How to Write a Winning Sales Proposal
A proposal that leads with your features is a brochure - a proposal that leads with the buyer's problem and the outcome they want is a close.
A sales proposal is the document that turns a promising conversation into a signed deal. Too many proposals read like an internal spec sheet - a wall of features and a price - and they lose because they never connect to what the buyer actually cares about: their problem and the outcome they want.
A winning proposal is a persuasion document with a clear structure. It restates the buyer's problem in their words, presents a specific solution, and makes the decision to proceed easy and low-risk.
Lead with their problem, not your product
The strongest proposals open by demonstrating that you understand the buyer's situation better than anyone else pitching them. Restate their problem, its cost, and what they said they want to achieve - in their language, drawn from your discovery conversations. This opening earns the right to be read, because the buyer sees themselves in it.
Only after establishing that you understand the problem do you introduce the solution. A proposal that leads with "here is what we do" before "here is what you need" reverses the order that persuades.
The structure that closes
A reliable proposal structure moves the reader from problem to decision without friction.
- Summary: the buyer's problem and the outcome you will deliver, in a few sentences.
- Understanding: your grasp of their specific situation, proving you listened.
- Proposed solution: what you will do, tied explicitly to their goals.
- Scope and deliverables: specifics of what is included - and what is not.
- Timeline: key phases and dates so they can picture the engagement.
- Investment: pricing framed against the value and outcome, not as a bare number.
- Next step: a single, clear action to proceed - ideally a link to sign.

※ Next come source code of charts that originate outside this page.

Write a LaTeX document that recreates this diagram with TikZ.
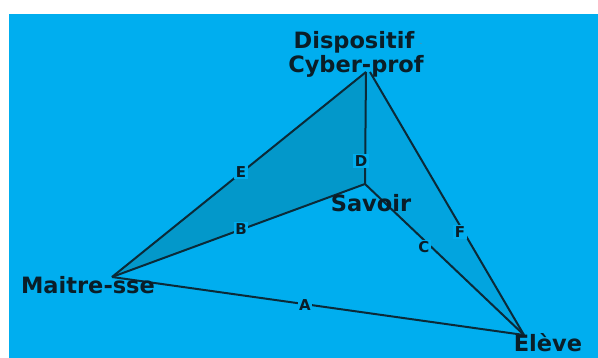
\documentclass[tikz,border=0pt]{standalone}
\usepackage{fontspec}
\setmainfont{DejaVu Sans}
\definecolor{bgc}{HTML}{00AEEF}
\definecolor{darkreg}{HTML}{0398CA}
\definecolor{lightreg}{HTML}{02A4DF}
\definecolor{linec}{HTML}{0B2A38}
\definecolor{txtc}{HTML}{0A1E28}
\tikzset{
  edge/.style={draw=linec, line width=2pt},
  vlabel/.style={font=\fontsize{22.5}{24}\selectfont\bfseries, text=txtc, inner sep=0pt},
  elabel/.style={font=\fontsize{15}{16}\selectfont\bfseries, text=txtc, fill=bgc, inner sep=1.5pt},
}
\begin{document}
\begin{tikzpicture}[x=1pt,y=-1pt]
\useasboundingbox (0,0) rectangle (598,358);
\fill[white] (0,0) rectangle (598,358);
\fill[bgc] (9,14) rectangle (598,358);
% vertices
\coordinate (cyber) at (366,72);
\coordinate (cyberR) at (370,72);
\coordinate (savoir) at (365,184);
\coordinate (maitre) at (112,277);
\coordinate (eleve) at (524,335);
% regions
\fill[darkreg] (cyber) -- (maitre) -- (savoir) -- cycle;
\fill[lightreg] (cyber) -- (savoir) -- (eleve) -- (cyberR) -- cycle;
% edges
\draw[edge] (maitre) -- (eleve);
\draw[edge] (maitre) -- (savoir);
\draw[edge] (maitre) -- (cyber);
\draw[edge] (cyber) -- (savoir);
\draw[edge] (savoir) -- (eleve);
\draw[edge] (cyberR) -- (eleve);
% edge labels
\node[elabel] (lA) at (305,305) {A};
\node[elabel] (lB) at (241,229) {B};
\node[elabel] (lC) at (424,247) {C};
\node[elabel] (lD) at (361,161) {D};
\node[elabel] (lE) at (241,172) {E};
\node[elabel] (lF) at (460,232) {F};
% vertex labels
\node[vlabel] (tdisp) at (354,42) {Dispositif};
\node[text=gray!80!bgc, font=\fontsize{9}{10}\selectfont] (tdot) at (421,44) {.};
\node[vlabel] (tcyber) at (356,66) {Cyber-prof};
\node[vlabel] (tsavoir) at (371,203) {Savoir};
\node[vlabel] (tmaitre) at (88,285) {Maitre-sse};
\node[vlabel] (televe) at (548,343) {Elève};
\end{tikzpicture}
\end{document}
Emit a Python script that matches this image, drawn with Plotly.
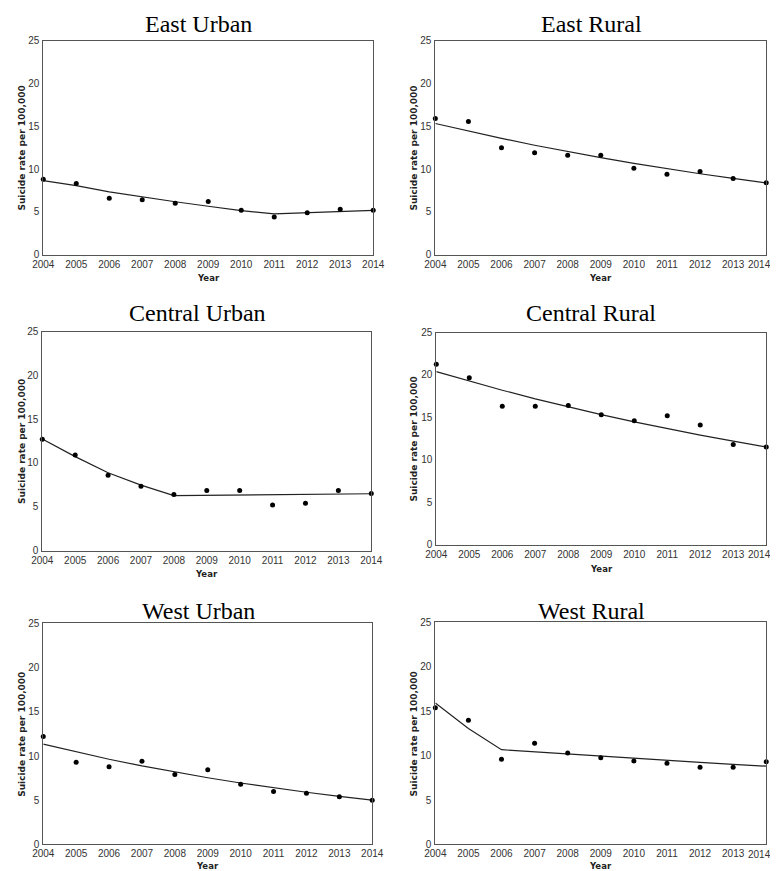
import plotly.graph_objects as go

W, H = 778, 871

years = list(range(2004, 2015))
year_labels = [str(y) for y in years]
y_ticks = [0, 5, 10, 15, 20, 25]

panel_titles = ["East Urban", "East Rural", "Central Urban",
                "Central Rural", "West Urban", "West Rural"]

east_urban_obs = [8.8, 8.3, 6.6, 6.4, 6.0, 6.2, 5.2, 4.4, 4.9, 5.3, 5.2]
east_urban_fit = [8.64, 8.06, 7.33, 6.72, 6.18, 5.65, 5.15, 4.76, 4.92, 5.07, 5.18]

east_rural_obs = [15.9, 15.55, 12.5, 11.9, 11.6, 11.6, 10.1, 9.4, 9.7, 8.9, 8.4]
east_rural_fit = [15.32, 14.42, 13.58, 12.78, 12.03, 11.33, 10.66, 10.04, 9.45, 8.9, 8.37]

central_urban_obs = [12.7, 10.9, 8.6, 7.35, 6.4, 6.85, 6.85, 5.2, 5.4, 6.85, 6.5]
central_urban_fit = [12.74, 10.72, 8.88, 7.46, 6.26, 6.30, 6.33, 6.37, 6.41, 6.44, 6.48]

central_rural_obs = [21.25, 19.67, 16.3, 16.3, 16.4, 15.3, 14.6, 15.2, 14.1, 11.8, 11.5]
central_rural_fit = [20.4, 19.27, 18.2, 17.18, 16.23, 15.32, 14.47, 13.67, 12.91, 12.19, 11.51]

west_urban_obs = [12.2, 9.3, 8.8, 9.4, 7.9, 8.45, 6.8, 6.0, 5.8, 5.4, 5.0]
west_urban_fit = [11.35, 10.46, 9.64, 8.88, 8.19, 7.54, 6.95, 6.41, 5.9, 5.44, 5.02]

west_rural_obs = [15.4, 14.0, 9.6, 11.4, 10.3, 9.75, 9.4, 9.15, 8.7, 8.7, 9.3]
west_rural_fit = [15.93, 13.07, 10.67, 10.42, 10.17, 9.93, 9.69, 9.46, 9.24, 9.02, 8.81]

observed = [east_urban_obs, east_rural_obs, central_urban_obs,
            central_rural_obs, west_urban_obs, west_rural_obs]
fitted = [east_urban_fit, east_rural_fit, central_urban_fit,
          central_rural_fit, west_urban_fit, west_rural_fit]

# plot-area pixel boxes (left, right, top, bottom)
boxes = [(25, 365, 27, 244), (429, 770, 27, 244),
         (24, 363, 322, 544), (430, 770, 323, 538),
         (25, 364, 618, 842), (429, 770, 617, 842)]
title_pos = [(185, 10), (590, 10), (184, 303), (589, 303), (185, 605), (590, 605)]
year_y = [268, 268, 568, 563, 864, 864]

fig = go.Figure()
annotations = []
layout_axes = {}

tick_font = dict(family="Liberation Sans, Arial, sans-serif", size=10, color="#333333")

for i in range(6):
    l, r, t, b = boxes[i]
    right_col = l > 200
    xa = "x" if i == 0 else f"x{i+1}"
    ya = "y" if i == 0 else f"y{i+1}"
    xkey = "xaxis" if i == 0 else f"xaxis{i+1}"
    ykey = "yaxis" if i == 0 else f"yaxis{i+1}"
    # on the right column the last year label is drawn as an annotation so it
    # stays inside the page edge
    ttext = year_labels[:-1] + [""] if right_col else year_labels
    layout_axes[xkey] = dict(
        domain=[l / W, r / W], anchor=ya, range=[2004, 2014],
        tickmode="array", tickvals=years, ticktext=ttext,
        showgrid=False, zeroline=False, showline=True, mirror=True,
        linecolor="#555555", linewidth=1, ticks="", tickfont=tick_font,
    )
    layout_axes[ykey] = dict(
        domain=[1 - b / H, 1 - t / H], anchor=xa, range=[0, 25],
        tickmode="array", tickvals=y_ticks, ticktext=[str(v) for v in y_ticks],
        showgrid=False, zeroline=False, showline=True, mirror=True,
        linecolor="#555555", linewidth=1, ticks="", tickfont=tick_font,
        ticklabelstandoff=1,
    )
    if right_col:
        annotations.append(dict(
            text=year_labels[-1], x=777 / W, y=1 - (b + 10) / H,
            xref="paper", yref="paper", showarrow=False,
            xanchor="right", yanchor="middle", font=tick_font,
        ))
    fig.add_trace(go.Scatter(
        x=years, y=fitted[i], mode="lines", xaxis=xa, yaxis=ya,
        line=dict(color="#222222", width=1.2), showlegend=False, cliponaxis=False,
    ))
    fig.add_trace(go.Scatter(
        x=years, y=observed[i], mode="markers", xaxis=xa, yaxis=ya,
        marker=dict(color="black", size=5), showlegend=False, cliponaxis=False,
    ))
    tx, ty = title_pos[i]
    annotations.append(dict(
        text=panel_titles[i], x=tx / W, y=1 - ty / H, xref="paper", yref="paper",
        showarrow=False, xanchor="center", yanchor="middle",
        font=dict(family="Liberation Serif, Times New Roman, serif", size=24, color="black"),
    ))
    annotations.append(dict(
        text="<b>Year</b>", x=(l + r) / 2 / W, y=1 - year_y[i] / H,
        xref="paper", yref="paper", showarrow=False,
        xanchor="center", yanchor="middle",
        font=dict(family="DejaVu Sans, Verdana, sans-serif", size=8.5, color="#222222"),
    ))
    ylab_x = 407 if right_col else 3
    annotations.append(dict(
        text="<b>Suicide rate per 100,000</b>", x=ylab_x / W, y=1 - ((t + b) / 2) / H,
        xref="paper", yref="paper", showarrow=False, textangle=-90,
        xanchor="center", yanchor="middle",
        font=dict(family="DejaVu Sans, Verdana, sans-serif", size=9, color="#222222"),
    ))

fig.update_layout(
    width=W, height=H, margin=dict(l=0, r=0, t=0, b=0),
    paper_bgcolor="white", plot_bgcolor="white",
    annotations=annotations, **layout_axes,
)

fig.write_html("out.html")
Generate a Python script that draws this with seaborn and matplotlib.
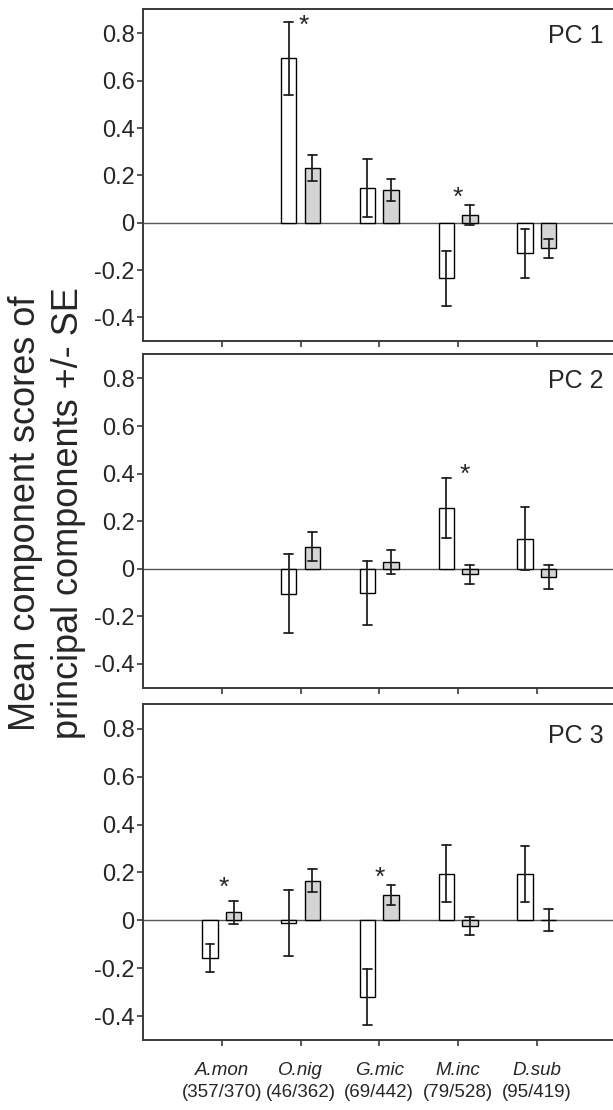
import numpy as np
import pandas as pd
import matplotlib
matplotlib.use('Agg')
import matplotlib.pyplot as plt
import seaborn as sns

# species on the x axis and the sample sizes shown under them
species = ['A.mon', 'O.nig', 'G.mic', 'M.inc', 'D.sub']
counts = ['(357/370)', '(46/362)', '(69/442)', '(79/528)', '(95/419)']
groups = ['open', 'shaded']

# mean component scores (white bars = 'open', grey bars = 'shaded'), nan = no bar
pc1_open = [np.nan, 0.694, 0.146, -0.235, -0.130]
pc1_open_se = [np.nan, 0.156, 0.124, 0.117, 0.104]
pc1_shaded = [np.nan, 0.230, 0.137, 0.032, -0.108]
pc1_shaded_se = [np.nan, 0.056, 0.047, 0.043, 0.041]

pc2_open = [np.nan, -0.104, -0.101, 0.255, 0.127]
pc2_open_se = [np.nan, 0.167, 0.134, 0.125, 0.134]
pc2_shaded = [np.nan, 0.093, 0.028, -0.023, -0.034]
pc2_shaded_se = [np.nan, 0.060, 0.050, 0.041, 0.050]

pc3_open = [-0.158, -0.011, -0.321, 0.194, 0.194]
pc3_open_se = [0.057, 0.137, 0.116, 0.119, 0.117]
pc3_shaded = [0.034, 0.166, 0.106, -0.024, 0.002]
pc3_shaded_se = [0.048, 0.048, 0.042, 0.038, 0.047]

# significance stars: (species position, y)
pc1_stars = [(1.04, 0.83), (3.0, 0.105)]
pc2_stars = [(3.09, 0.395)]
pc3_stars = [(0.025, 0.137), (2.0, 0.177)]

panels = [
    ('PC 1', pc1_open, pc1_open_se, pc1_shaded, pc1_shaded_se, pc1_stars),
    ('PC 2', pc2_open, pc2_open_se, pc2_shaded, pc2_shaded_se, pc2_stars),
    ('PC 3', pc3_open, pc3_open_se, pc3_shaded, pc3_shaded_se, pc3_stars),
]


def long_table(m_open, se_open, m_shaded, se_shaded):
    # two rows per bar (mean - se, mean + se) so the mean is the bar
    # and min/max gives the +/- SE whisker
    rows = []
    for grp, means, ses in [('open', m_open, se_open), ('shaded', m_shaded, se_shaded)]:
        for sp, m, s in zip(species, means, ses):
            if np.isnan(m):
                continue
            rows.append({'species': sp, 'group': grp, 'score': m - s})
            rows.append({'species': sp, 'group': grp, 'score': m + s})
    return pd.DataFrame(rows)


sns.set_style('ticks')
plt.rcParams['font.family'] = ['Liberation Sans', 'DejaVu Sans']

fig = plt.figure(figsize=(6.13, 11.1), dpi=100)
ax_boxes = [
    [0.2333, 0.6928, 0.7708, 0.2991],
    [0.2333, 0.3804, 0.7708, 0.3007],
    [0.2333, 0.0631, 0.7708, 0.3024],
]
spine_col = '#3a3a3a'

for i, (name, mo, so, ms, ss, stars) in enumerate(panels):
    ax = fig.add_axes(ax_boxes[i])
    df = long_table(mo, so, ms, ss)
    sns.barplot(data=df, x='species', y='score', hue='group',
                order=species, hue_order=groups,
                palette={'open': 'white', 'shaded': '#d4d4d4'},
                edgecolor='black', linewidth=1.0,
                width=0.6, gap=0.35,
                errorbar=lambda v: (v.min(), v.max()),
                capsize=0.22, err_kws={'color': '#222222', 'linewidth': 1.3},
                legend=False, ax=ax)
    ax.axhline(0, color='#555555', lw=1.0, zorder=0.5)
    ax.set_xlim(-1, 5)
    ax.set_ylim(-0.5, 0.903)
    ax.set_yticks([-0.4, -0.2, 0, 0.2, 0.4, 0.6, 0.8])
    ax.set_yticklabels(['-0.4', '-0.2', '0', '0.2', '0.4', '0.6', '0.8'])
    ax.set_xlabel('')
    ax.set_ylabel('')
    for sp in ax.spines.values():
        sp.set_color(spine_col)
        sp.set_linewidth(1.4)
    ax.tick_params(axis='both', length=4, width=1.2, color=spine_col,
                   labelsize=17, pad=2)
    ax.set_xticks(range(len(species)))
    if i == 2:
        ax.set_xticklabels(species, fontsize=13.5, style='italic')
        ax.tick_params(axis='x', pad=12)
        sec = ax.secondary_xaxis('bottom')
        sec.set_xticks(range(len(species)), counts, fontsize=13.5)
        sec.tick_params(length=0, pad=32)
        sec.spines['bottom'].set_visible(False)
    else:
        ax.set_xticklabels([])
    ax.text(0.974, 0.955 if i < 2 else 0.94, name, transform=ax.transAxes,
            ha='right', va='top', fontsize=18)
    for sx, sy in stars:
        ax.text(sx, sy, '*', ha='center', va='center', fontsize=19)

fig.text(0.077, 0.538, 'Mean component scores of\nprincipal components +/- SE',
         rotation=90, ha='center', va='center', fontsize=26, linespacing=1.3)

fig.savefig('out.png', dpi=100)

Make the price about value
Price is where weak proposals collapse. Presenting a number in isolation invites the buyer to shop it. Framing the investment against the outcome it produces - the problem it solves, the time or revenue it affects - keeps the conversation on value. Where it helps, offer tiered options so the buyer chooses how much rather than whether.
Be specific and confident about scope so the price is defensible. Vague scope makes any price feel arbitrary; precise scope makes the price feel earned, because the buyer can see exactly what the number buys and weigh it against the outcome rather than against a competitor's bare figure.
Reduce friction to yes
The last mile kills deals. A proposal that ends with "let us know your thoughts" leaves the next step ambiguous, and ambiguity delays decisions. End instead with one clear action - and remove every step between the buyer's yes and a signed agreement.
This is where a connected proposal-to-contract flow matters. In Atlas, a proposal tied to the deal can move into a contract and e-signature without leaving the system, so the buyer can go from reading the proposal to signing in one path. Every step you remove between interest and signature is a place the deal can no longer stall.
One more discipline separates proposals that win from proposals that impress: keep them short. A buyer who has to wade through twenty pages to find the price and the plan is a buyer you are testing rather than serving. Say what you understand, what you propose, what it costs, and what happens next - and stop. Length signals effort to the writer but reads as friction to the buyer. The most persuasive proposal is the one that respects the reader's time enough to make the decision easy, which almost always means fewer words, not more, and a single unmistakable next step at the end.